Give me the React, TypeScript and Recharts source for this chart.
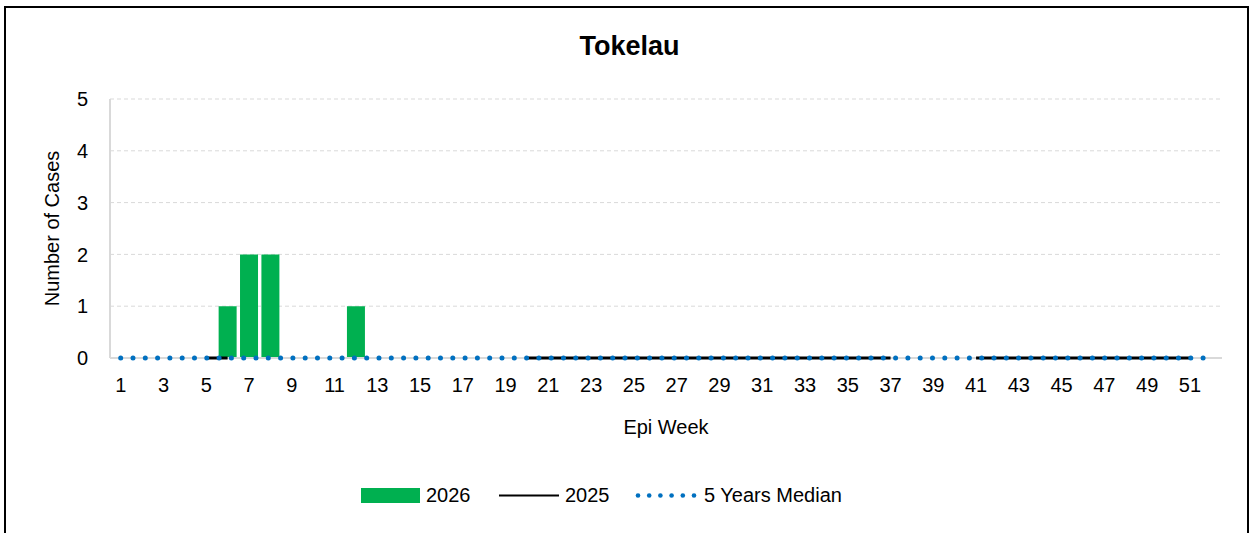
import { Bar, CartesianGrid, ComposedChart, Line, ReferenceLine, XAxis, YAxis } from "recharts";

const FONT = "'Liberation Sans', Arial, sans-serif";

const weeks = [
  1, 2, 3, 4, 5, 6, 7, 8, 9, 10, 11, 12, 13, 14, 15, 16, 17, 18, 19, 20, 21, 22, 23, 24, 25, 26,
  27, 28, 29, 30, 31, 32, 33, 34, 35, 36, 37, 38, 39, 40, 41, 42, 43, 44, 45, 46, 47, 48, 49, 50, 51, 52,
];

const cases2026 = [
  null, null, null, null, null, 1, 2, 2, null, null, null, 1, null, null, null, null, null, null, null, null, null, null, null, null, null, null,
  null, null, null, null, null, null, null, null, null, null, null, null, null, null, null, null, null, null, null, null, null, null, null, null, null, null,
];

const cases2025 = [
  null, null, null, null, 0, 0, null, null, null, null, null, null, null, null, null, null, null, null, null, 0, 0, 0, 0, 0, 0, 0,
  0, 0, 0, 0, 0, 0, 0, 0, 0, 0, 0, null, null, null, 0, 0, 0, 0, 0, 0, 0, 0, 0, 0, 0, null,
];

const median5y = [
  0, 0, 0, 0, 0, 0, 0, 0, 0, 0, 0, 0, 0, 0, 0, 0, 0, 0, 0, 0, 0, 0, 0, 0, 0, 0,
  0, 0, 0, 0, 0, 0, 0, 0, 0, 0, 0, 0, 0, 0, 0, 0, 0, 0, 0, 0, 0, 0, 0, 0, 0, 0,
];

const yTicks = [0, 1, 2, 3, 4, 5];

const data = weeks.map((w, i) => ({
  week: w,
  y2026: cases2026[i],
  y2025: cases2025[i],
  median: median5y[i],
}));

function YLabel(props: any) {
  const vb = props.viewBox || { x: 0, y: 0, width: 0, height: 0 };
  const cx = 52;
  const cy = vb.y + vb.height / 2;
  return (
    <text
      x={cx}
      y={cy}
      transform={`rotate(-90 ${cx} ${cy})`}
      textAnchor="middle"
      dominantBaseline="central"
      fontSize={20}
      fontFamily={FONT}
      fill="#000"
    >
      Number of Cases
    </text>
  );
}

function ChartLegend() {
  const dots = [0, 1, 2, 3, 4, 5];
  return (
    <svg width={600} height={30} style={{ position: "absolute", left: 340, top: 480 }}>
      <rect x={21} y={8} width={59} height={15} fill="#00B050" />
      <text x={86} y={22} fontSize={20} fontFamily={FONT} fill="#000">2026</text>
      <line x1={159} x2={219} y1={15.5} y2={15.5} stroke="#000" strokeWidth={2} />
      <text x={225} y={22} fontSize={20} fontFamily={FONT} fill="#000">2025</text>
      {dots.map((d) => (
        <circle key={d} cx={298 + d * 11.2} cy={15.5} r={2.3} fill="#0070C0" />
      ))}
      <text x={364} y={22} fontSize={20} fontFamily={FONT} fill="#000">5 Years Median</text>
    </svg>
  );
}

export default function App() {
  return (
    <div style={{ position: "absolute", left: 0, top: 0, width: 1255, height: 533, overflow: "hidden", background: "#fff" }}>
      <div
        style={{
          position: "absolute",
          left: 4,
          top: 6,
          width: 1245,
          height: 600,
          border: "2px solid #000",
          boxSizing: "border-box",
        }}
      />
      <div
        style={{
          position: "absolute",
          left: 0,
          width: 1255,
          top: 30,
          textAlign: "center",
          fontFamily: FONT,
          fontWeight: "bold",
          fontSize: 27,
          lineHeight: "32px",
          paddingLeft: 2,
        }}
      >
        Tokelau
      </div>
      <div style={{ position: "absolute", left: 0, top: 0 }}>
        <ComposedChart
          width={1255}
          height={533}
          data={data}
          margin={{ top: 99, right: 33, bottom: 95, left: 50 }}
          barCategoryGap="8%"
        >
          <CartesianGrid vertical={false} stroke="#d9d9d9" strokeDasharray="4 3" />
          <XAxis
            dataKey="week"
            interval={1}
            height={80}
            tickLine={false}
            tickSize={0}
            tickMargin={20}
            axisLine={false}
            tick={{ fontSize: 20, fontFamily: FONT, fill: "#000" }}
            label={{ value: "Epi Week", position: "insideBottom", offset: 4, fontSize: 20, fontFamily: FONT, fill: "#000" }}
          />
          <YAxis
            width={60}
            domain={[0, 5]}
            ticks={yTicks}
            tickLine={false}
            tickSize={0}
            tickMargin={22}
            axisLine={{ stroke: "#d9d9d9", strokeWidth: 2 }}
            tick={{ fontSize: 20, fontFamily: FONT, fill: "#000" }}
            label={<YLabel />}
          />
          <ReferenceLine y={0} stroke="#d9d9d9" strokeWidth={2} />
          <Bar dataKey="y2026" fill="#00B050" isAnimationActive={false} />
          <Line
            dataKey="y2025"
            stroke="#000"
            strokeWidth={3}
            dot={false}
            activeDot={false}
            connectNulls={false}
            isAnimationActive={false}
          />
          <Line
            dataKey="median"
            stroke="#0070C0"
            strokeWidth={5}
            strokeLinecap="round"
            strokeDasharray="0 12.3"
            dot={false}
            activeDot={false}
            isAnimationActive={false}
          />
        </ComposedChart>
      </div>
      <ChartLegend />
    </div>
  );
}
──────────
AIM OF THE EXERCISE:
Repeat the data in full and exactly. Omit pictures.

REPLY TO THE EXERCISE:
Give me the React, TypeScript and Recharts source for this chart.
import { Bar, CartesianGrid, ComposedChart, Line, ReferenceLine, XAxis, YAxis } from "recharts";

const FONT = "'Liberation Sans', Arial, sans-serif";

const weeks = [
  1, 2, 3, 4, 5, 6, 7, 8, 9, 10, 11, 12, 13, 14, 15, 16, 17, 18, 19, 20, 21, 22, 23, 24, 25, 26,
  27, 28, 29, 30, 31, 32, 33, 34, 35, 36, 37, 38, 39, 40, 41, 42, 43, 44, 45, 46, 47, 48, 49, 50, 51, 52,
];

const cases2026 = [
  null, null, null, null, null, 1, 2, 2, null, null, null, 1, null, null, null, null, null, null, null, null, null, null, null, null, null, null,
  null, null, null, null, null, null, null, null, null, null, null, null, null, null, null, null, null, null, null, null, null, null, null, null, null, null,
];

const cases2025 = [
  null, null, null, null, 0, 0, null, null, null, null, null, null, null, null, null, null, null, null, null, 0, 0, 0, 0, 0, 0, 0,
  0, 0, 0, 0, 0, 0, 0, 0, 0, 0, 0, null, null, null, 0, 0, 0, 0, 0, 0, 0, 0, 0, 0, 0, null,
];

const median5y = [
  0, 0, 0, 0, 0, 0, 0, 0, 0, 0, 0, 0, 0, 0, 0, 0, 0, 0, 0, 0, 0, 0, 0, 0, 0, 0,
  0, 0, 0, 0, 0, 0, 0, 0, 0, 0, 0, 0, 0, 0, 0, 0, 0, 0, 0, 0, 0, 0, 0, 0, 0, 0,
];

const yTicks = [0, 1, 2, 3, 4, 5];

const data = weeks.map((w, i) => ({
  week: w,
  y2026: cases2026[i],
  y2025: cases2025[i],
  median: median5y[i],
}));

function YLabel(props: any) {
  const vb = props.viewBox || { x: 0, y: 0, width: 0, height: 0 };
  const cx = 52;
  const cy = vb.y + vb.height / 2;
  return (
    <text
      x={cx}
      y={cy}
      transform={`rotate(-90 ${cx} ${cy})`}
      textAnchor="middle"
      dominantBaseline="central"
      fontSize={20}
      fontFamily={FONT}
      fill="#000"
    >
      Number of Cases
    </text>
  );
}

function ChartLegend() {
  const dots = [0, 1, 2, 3, 4, 5];
  return (
    <svg width={600} height={30} style={{ position: "absolute", left: 340, top: 480 }}>
      <rect x={21} y={8} width={59} height={15} fill="#00B050" />
      <text x={86} y={22} fontSize={20} fontFamily={FONT} fill="#000">2026</text>
      <line x1={159} x2={219} y1={15.5} y2={15.5} stroke="#000" strokeWidth={2} />
      <text x={225} y={22} fontSize={20} fontFamily={FONT} fill="#000">2025</text>
      {dots.map((d) => (
        <circle key={d} cx={298 + d * 11.2} cy={15.5} r={2.3} fill="#0070C0" />
      ))}
      <text x={364} y={22} fontSize={20} fontFamily={FONT} fill="#000">5 Years Median</text>
    </svg>
  );
}

export default function App() {
  return (
    <div style={{ position: "absolute", left: 0, top: 0, width: 1255, height: 533, overflow: "hidden", background: "#fff" }}>
      <div
        style={{
          position: "absolute",
          left: 4,
          top: 6,
          width: 1245,
          height: 600,
          border: "2px solid #000",
          boxSizing: "border-box",
        }}
      />
      <div
        style={{
          position: "absolute",
          left: 0,
          width: 1255,
          top: 30,
          textAlign: "center",
          fontFamily: FONT,
          fontWeight: "bold",
          fontSize: 27,
          lineHeight: "32px",
          paddingLeft: 2,
        }}
      >
        Tokelau
      </div>
      <div style={{ position: "absolute", left: 0, top: 0 }}>
        <ComposedChart
          width={1255}
          height={533}
          data={data}
          margin={{ top: 99, right: 33, bottom: 95, left: 50 }}
          barCategoryGap="8%"
        >
          <CartesianGrid vertical={false} stroke="#d9d9d9" strokeDasharray="4 3" />
          <XAxis
            dataKey="week"
            interval={1}
            height={80}
            tickLine={false}
            tickSize={0}
            tickMargin={20}
            axisLine={false}
            tick={{ fontSize: 20, fontFamily: FONT, fill: "#000" }}
            label={{ value: "Epi Week", position: "insideBottom", offset: 4, fontSize: 20, fontFamily: FONT, fill: "#000" }}
          />
          <YAxis
            width={60}
            domain={[0, 5]}
            ticks={yTicks}
            tickLine={false}
            tickSize={0}
            tickMargin={22}
            axisLine={{ stroke: "#d9d9d9", strokeWidth: 2 }}
            tick={{ fontSize: 20, fontFamily: FONT, fill: "#000" }}
            label={<YLabel />}
          />
          <ReferenceLine y={0} stroke="#d9d9d9" strokeWidth={2} />
          <Bar dataKey="y2026" fill="#00B050" isAnimationActive={false} />
          <Line
            dataKey="y2025"
            stroke="#000"
            strokeWidth={3}
            dot={false}
            activeDot={false}
            connectNulls={false}
            isAnimationActive={false}
          />
          <Line
            dataKey="median"
            stroke="#0070C0"
            strokeWidth={5}
            strokeLinecap="round"
            strokeDasharray="0 12.3"
            dot={false}
            activeDot={false}
            isAnimationActive={false}
          />
        </ComposedChart>
      </div>
      <ChartLegend />
    </div>
  );
}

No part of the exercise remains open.